GIVEN TASK: Gather all lines from the material that contain "Rebuild".
-- start --
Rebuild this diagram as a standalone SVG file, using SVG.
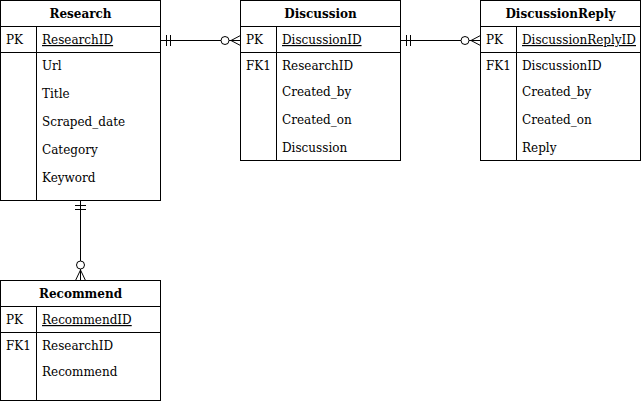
<svg xmlns="http://www.w3.org/2000/svg" width="641" height="404" viewBox="0 0 641 404">
<style>
.box{fill:#fff;stroke:#000;stroke-width:1}
.ln{stroke:#000;stroke-width:1;fill:none}
text{font-family:"DejaVu Serif",serif;font-size:12px;fill:#000}
.t{font-weight:bold;text-anchor:middle}
.pk{text-decoration:underline}
.c{fill:#fff;stroke:#000;stroke-width:1}
</style>
<rect width="641" height="404" fill="#fff"/>
<g id="connectors">
  <path class="ln" d="M160.5 40.5H240.5M166.5 35V46M170.5 35V46M231 40.5L240.5 35.5M231 40.5L240.5 45.5"/>
  <circle class="c" cx="225" cy="40.5" r="4"/>
  <path class="ln" d="M400.5 40.5H480.5M406.5 35V46M410.5 35V46M471 40.5L480.5 35.5M471 40.5L480.5 45.5"/>
  <circle class="c" cx="465" cy="40.5" r="4"/>
  <path class="ln" d="M80.5 200.5V280.5M75 205.5H86M75 209.5H86M80.5 270L75.5 280.5M80.5 270L85.5 280.5"/>
  <circle class="c" cx="80.5" cy="265" r="4"/>
</g>
<g id="Research">
  <rect class="box" x="0.5" y="0.5" width="160" height="200"/>
  <path class="ln" d="M0.5 26.5H160.5M0.5 52.5H160.5M36.5 26.5V200.5"/>
  <text class="t" x="80.5" y="18">Research</text>
  <text x="6" y="44">PK</text>
  <text class="pk" x="42" y="44">ResearchID</text>
  <text x="42" y="70">Url</text>
  <text x="42" y="98">Title</text>
  <text x="42" y="126">Scraped_date</text>
  <text x="42" y="154">Category</text>
  <text x="42" y="182">Keyword</text>
</g>
<g id="Discussion">
  <rect class="box" x="240.5" y="0.5" width="160" height="160"/>
  <path class="ln" d="M240.5 26.5H400.5M240.5 52.5H400.5M276.5 26.5V160.5"/>
  <text class="t" x="320.5" y="18">Discussion</text>
  <text x="246" y="44">PK</text>
  <text class="pk" x="282" y="44">DiscussionID</text>
  <text x="246" y="70">FK1</text>
  <text x="282" y="70">ResearchID</text>
  <text x="282" y="96">Created_by</text>
  <text x="282" y="124">Created_on</text>
  <text x="282" y="152">Discussion</text>
</g>
<g id="DiscussionReply">
  <rect class="box" x="480.5" y="0.5" width="160" height="160"/>
  <path class="ln" d="M480.5 26.5H640.5M480.5 52.5H640.5M516.5 26.5V160.5"/>
  <text class="t" x="560.5" y="18">DiscussionReply</text>
  <text x="486" y="44">PK</text>
  <text class="pk" x="522" y="44">DiscussionReplyID</text>
  <text x="486" y="70">FK1</text>
  <text x="522" y="70">DiscussionID</text>
  <text x="522" y="96">Created_by</text>
  <text x="522" y="124">Created_on</text>
  <text x="522" y="152">Reply</text>
</g>
<g id="Recommend">
  <rect class="box" x="0.5" y="280.5" width="160" height="120"/>
  <path class="ln" d="M0.5 306.5H160.5M0.5 332.5H160.5M36.5 306.5V400.5"/>
  <text class="t" x="80.5" y="298">Recommend</text>
  <text x="6" y="324">PK</text>
  <text class="pk" x="42" y="324">RecommendID</text>
  <text x="6" y="350">FK1</text>
  <text x="42" y="350">ResearchID</text>
  <text x="42" y="376">Recommend</text>
</g>
</svg>
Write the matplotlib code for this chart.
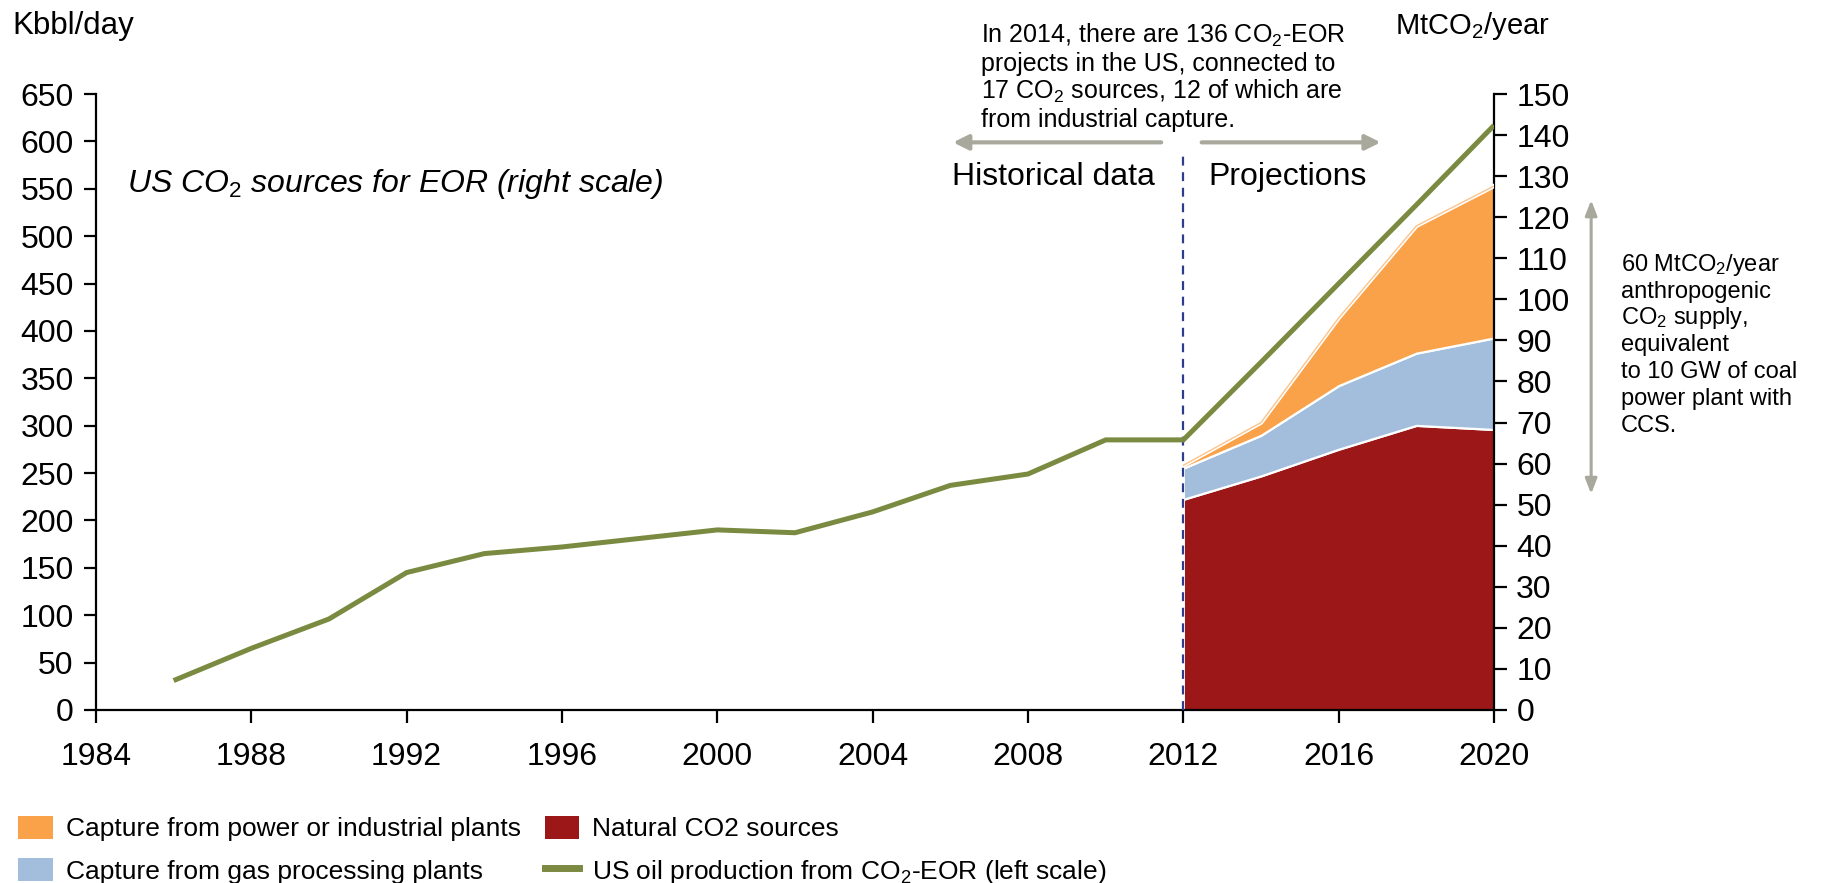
import matplotlib
matplotlib.use("Agg")
import matplotlib.pyplot as plt
import numpy as np
from matplotlib.patches import Patch
from matplotlib.lines import Line2D

plt.rcParams["font.family"] = ["Liberation Sans", "DejaVu Sans"]
plt.rcParams["mathtext.fontset"] = "custom"
plt.rcParams["mathtext.rm"] = "Liberation Sans"
plt.rcParams["mathtext.it"] = "Liberation Sans:italic"
plt.rcParams["mathtext.bf"] = "Liberation Sans:bold"

# US oil production from CO2-EOR, kbbl/day (left scale)
oil_years = [1986, 1988, 1990, 1992, 1994, 1996, 1998, 2000, 2002, 2004,
             2006, 2008, 2010, 2012, 2014, 2016, 2018, 2020]
oil_kbbl = [31, 65, 96, 145, 165, 172, 181, 190, 187, 209,
            237, 249, 285, 285, 367, 450, 533, 617]

# CO2 sources for EOR, MtCO2/year (right scale), stacked
src_years = [2012, 2014, 2016, 2018, 2020]
natural_co2 = [51.3, 57.0, 63.5, 69.3, 68.3]
gas_processing = [7.6, 9.9, 15.5, 17.6, 22.3]
power_industrial = [0.7, 3.1, 16.5, 31.0, 37.0]

x_ticks = list(range(1984, 2021, 4))
left_ticks = list(range(0, 651, 50))
right_ticks = list(range(0, 151, 10))

c_nat = "#9B1718"
c_gas = "#A3BEDC"
c_pow = "#F9A24A"
c_pow_edge = "#FBC48C"
c_oil = "#7A8A40"
c_arrow = "#A8A89C"
c_dash = "#2E3C8E"

fig = plt.figure(figsize=(18.35, 8.83), dpi=100)
ax = fig.add_axes([0.0523, 0.196, 0.7619, 0.6975])
ax2 = ax.twinx()
ax.set_zorder(ax2.get_zorder() + 1)
ax.patch.set_visible(False)

# stacked CO2 sources
ax2.stackplot(src_years, natural_co2, gas_processing, power_industrial,
              colors=[c_nat, c_gas, c_pow], edgecolor="white", linewidth=1.6)
total_co2 = np.sum([natural_co2, gas_processing, power_industrial], axis=0)
ax2.plot(src_years, total_co2, color="white", lw=3.2, zorder=3)
ax2.plot(src_years, total_co2, color=c_pow_edge, lw=1.0, zorder=3)

# oil production line
ax.plot(oil_years, oil_kbbl, color=c_oil, lw=3.6, solid_capstyle="butt",
        solid_joinstyle="miter", zorder=5)

# boundary between historical data and projections
ax.plot([2012, 2012], [0, 591], color=c_dash, lw=1.6, ls=(0, (4, 3)), zorder=4,
        clip_on=False)

ax.set_xlim(1984, 2020)
ax.set_ylim(0, 650)
ax2.set_ylim(0, 150)
ax.set_xticks(x_ticks)
ax.set_yticks(left_ticks)
ax2.set_yticks(right_ticks)

for a in (ax, ax2):
    a.spines["top"].set_visible(False)
    for s in a.spines.values():
        s.set_linewidth(1.6)
ax.spines["right"].set_visible(False)
ax2.spines["left"].set_visible(False)
ax2.spines["bottom"].set_visible(False)

ax.tick_params(axis="x", direction="out", length=9, width=1.6, pad=14, labelsize=23)
ax.tick_params(axis="y", direction="out", length=9, width=1.6, pad=7, labelsize=23)
ax2.tick_params(axis="y", direction="out", length=9, width=1.6, pad=7, labelsize=23)

# units
fig.text(12 / 1835, 1 - 26 / 883, "Kbbl/day", fontsize=22.5, ha="left", va="center")
fig.text(1472 / 1835, 1 - 26 / 883, r"MtCO$_2$/year", fontsize=21, ha="center", va="center")

# series title
ax.text(1984.8, 555, r"US CO$_\mathit{2}$ sources for EOR (right scale)", fontsize=23,
        style="italic", ha="left", va="center")

# historical / projection labels and arrows
ax.text(2008.65, 562, "Historical data", fontsize=23, ha="center", va="center")
ax.text(2014.67, 562, "Projections", fontsize=23, ha="center", va="center")
arrow_kw = dict(arrowstyle="-|>,head_length=0.9,head_width=0.45", color=c_arrow, lw=3)
ax.annotate("", xy=(2006.0, 599), xytext=(2011.5, 599), arrowprops=arrow_kw,
            annotation_clip=False)
ax.annotate("", xy=(2017.15, 599), xytext=(2012.4, 599), arrowprops=arrow_kw,
            annotation_clip=False)

note_lines = [
    r"In 2014, there are 136 CO$_2$-EOR",
    "projects in the US, connected to",
    r"17 CO$_2$ sources, 12 of which are",
    "from industrial capture.",
]
for i, line in enumerate(note_lines):
    ax.text(2006.8, 711.5 - i * 29.6, line, fontsize=18, ha="left", va="center",
            clip_on=False)

# anthropogenic supply bracket
ax.annotate("", xy=(2022.5, 541), xytext=(2022.5, 225),
            arrowprops=dict(arrowstyle="<|-|>,head_length=0.9,head_width=0.35",
                            color=c_arrow, lw=2.2), annotation_clip=False)
side_lines = [
    r"60 MtCO$_2$/year",
    "anthropogenic",
    r"CO$_2$ supply,",
    "equivalent",
    "to 10 GW of coal",
    "power plant with",
    "CCS.",
]
for i, line in enumerate(side_lines):
    ax.text(2023.26, 470 - i * 28.4, line, fontsize=17, ha="left", va="center",
            clip_on=False)

# legend
handles = [
    Patch(facecolor=c_pow, edgecolor="none"),
    Patch(facecolor=c_gas, edgecolor="none"),
    Patch(facecolor=c_nat, edgecolor="none"),
    Line2D([0], [0], color=c_oil, lw=5),
]
labels = [
    "Capture from power or industrial plants",
    "Capture from gas processing plants",
    "Natural CO2 sources",
    r"US oil production from CO$_2$-EOR (left scale)",
]
fig.legend(handles, labels, loc="lower left", bbox_to_anchor=(0.0, -0.024), ncol=2,
           frameon=False, fontsize=19, handlelength=1.3, handleheight=1.0,
           handletextpad=0.5, columnspacing=0.9, labelspacing=0.62, borderaxespad=0.3)

fig.savefig("out.png", dpi=100)
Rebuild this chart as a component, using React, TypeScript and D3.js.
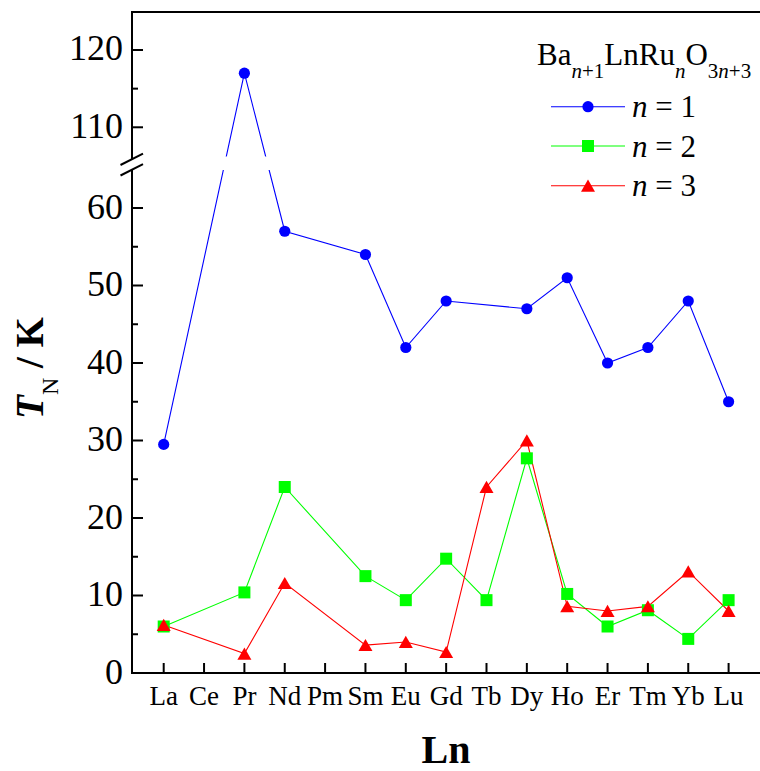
-- end --
EXERCISE RESPONSE:
Rebuild this diagram as a standalone SVG file, using SVG.
Rebuild this chart as a component, using React, TypeScript and D3.js.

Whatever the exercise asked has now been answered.